Survivor Edward Mosberg awarded 'Order of Merit' from Poland

On eve of Holocaust memorial day, US citizen and Holocaust survivor Edward Mosberg bestowed ‘Order of Merit’ from the President of Poland.

Arutz Sheva Staff,

Mosberg receiving Order of Merit
Mosberg receiving Order of Merit
Llion Roberts

On the eve of Yom HaShoah - Holocaust memorial day, United States Citizen and Holocaust Survivor Edward Mosberg was bestowed the ‘Order of Merit’ from the President of Poland.

In a moving ceremony this afternoon in the Krakow City Hall, Under Secretary of State of State for the Republic of Poland Wojciech Kolarski, bestowed the honor ‘Order of Merit’ to Holocaust Survivor Edward Mosberg. In attendance was Cantor Shai Abramson with choir master Ofir Sobol who performed two special songs from the book of psalms and former manager of the Israeli National Soccer team and Chelsea soccer club Mr. Avram Grant.

In his speech prior to awarding Mr. Mosberg, under secretary Kolarski said “It is my honor on behalf of the President of Poland to come to Krakow today, the city of your birth, the city that unites us as Poles and Jews to give you this special award, for all you do in promoting Holocaust education and your tireless work in building relations between Poles and Jews.”

After receiving the award Mr. Mosberg said “I never expected or dreamed of receiving such a honor, I don’t do what I do to be recognized, I do what I do, to make sure the truth is told, to make sure that the younger generations know and understand what our past was, that we never forget that the blame for the Holocaust is on the German nation, who without them voting for Hilter and supporting the German Nazi Party, none of this would have ever happened.’ he added, “We must be truthful when it comes to the past, we must be so careful, because every mistake or untruth that is told, denies the basic facts of the Holocaust. The recent troubles between Poland and Israel upset me deeply, our two nations were the biggest victims of the German Nazi regime, whilst we cannot and must not forget the bad things that happened, and they did, there were bad people who did bad things, we should also remember the good! we should never forget the Polish heroes, so many of whom we will never know their names.”

Jonny Daniels, Founder of ‘From The Depths’ a foundation run entirely by millennials dealing with Holocaust Education who was present at the event said, “It was truly an honor to see Mr. Mosberg being recognized, he is so deserved of such accolades, at 93 years old his energy and fight is something inspirational for us all. It is our job to make sure that stories such as his and other survivors is never forgotten.

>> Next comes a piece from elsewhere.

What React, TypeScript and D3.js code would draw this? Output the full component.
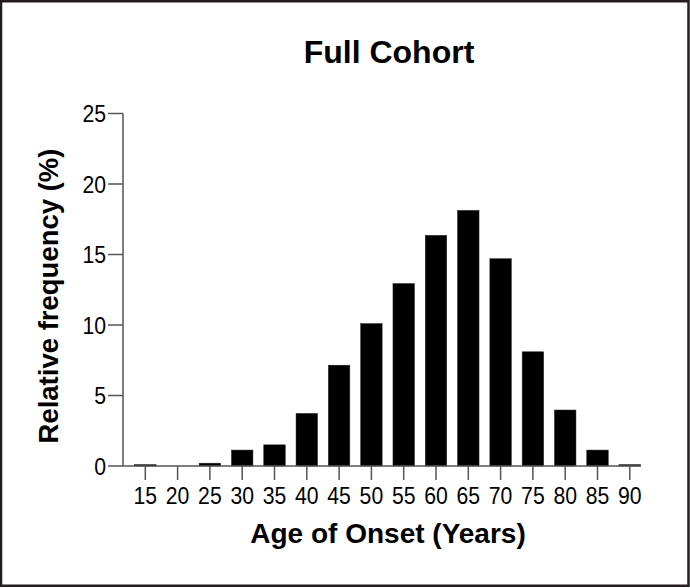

Holocaust survivor Edward Mosberg (93) was born in Krakow and currently lives in New Jersey. He contributed to the deepening of dialogue between Jews and Poles, and tirelessly worked to promote education about the Holocaust around the world. Edward Mosberg is one of the last survivors who survived Płaszów and Mathausen. At the time when World War II broke out, Mosberg was 13 years old. In 1941, his family was sent to the ghetto in Krakow, and even before that his father was captured and hearing about him was lost. In 1943, the ghetto was "liquidated"; his mother went to Auschwitz, where she was murdered. The children were sent to Plaszow, and from there to numerous German Nazi concentration camps, including Mathausen. He fought with tuberculosis for many months in an Italian sanatorium. In spite of everything, 19-year-old swore to live a full life - again he made contact with Cesia Storch, a girl from Krakow who lived in camp barracks with his sisters. With only 7th grade and 10 dollars in his pocket in 1951, Edward arrived in New York with his new fiancé, living in Harlem with their 18-month-old daughter (later they had three daughters and six grandchildren). Mosberg was employed in three different places at the same time, including he sutured pocket books, earning 50 cents an hour before he was successful in the development industry. Today, Edward speaks throughout the world, educating and nurturing the memory of the Holocaust.